The group saw net income jump 31 percent to NT$13.19 billion (US$419.85 million) last year, or NT$1.41 per share, Liu said, thanks to improving business conditions at home and abroad.
Main subsidiary Hua Nan Commercial Bank (華南銀行) accounted for more than 90 percent with net interest income rising 10 percent to NT$24.94 billion, Liu said.
The figures suggest ample room for improvement at Hua Nan Securities Co (華南永昌證券), South China Insurance Co (華南產險) and other units, Liu said.
The group aims to achieve better balanced sources of income by improving cross-selling benefits, which supplied 24 percent of overall sales, Liu said.
Further, Hua Nan Financial plans to increase the weight of fee income and investment gains, as they contributed 15 percent and 7 percent respectively to the group’s profit last year.

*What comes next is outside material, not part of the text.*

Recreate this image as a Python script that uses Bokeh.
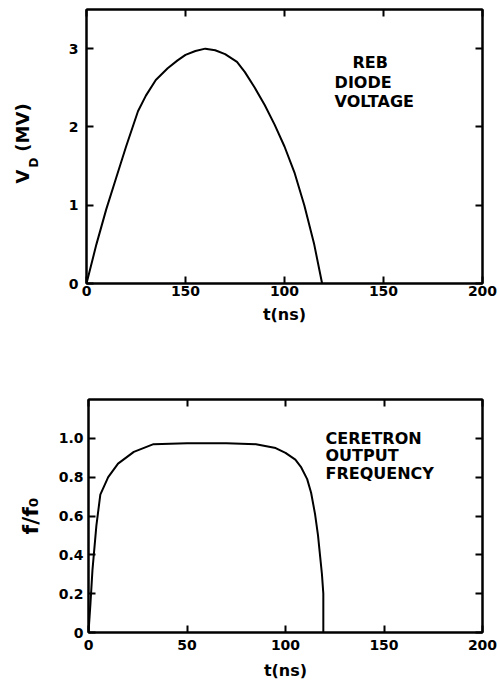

The results mean interest income accounted for more than 70 percent and it is better to have multiple profit drivers to make the conglomerate healthier financially and less vulnerable to individual downside risks, Liu said.
Like its domestic peers, Hua Nan Bank is not eager about upgrading its Chinese branches into subsidiaries, given tighter deposit regulations across the Taiwan Strait, bank executive vice president Derek Chang (張雲鵬) said.
China caps loan-to-deposit ratios at 75 percent for foreign banking subsidiaries, but the requirement does not apply to banking branches, Chang said.
To meet the requirements, subsidiaries have to aggressively absorb deposits — with offers of high interest rates — if they want to bolster lending operations and beat competitors, he said.
“That would significantly lower our profitability in the first five years, as new subsidiaries could have difficulty luring deposits from customers in China,” he said.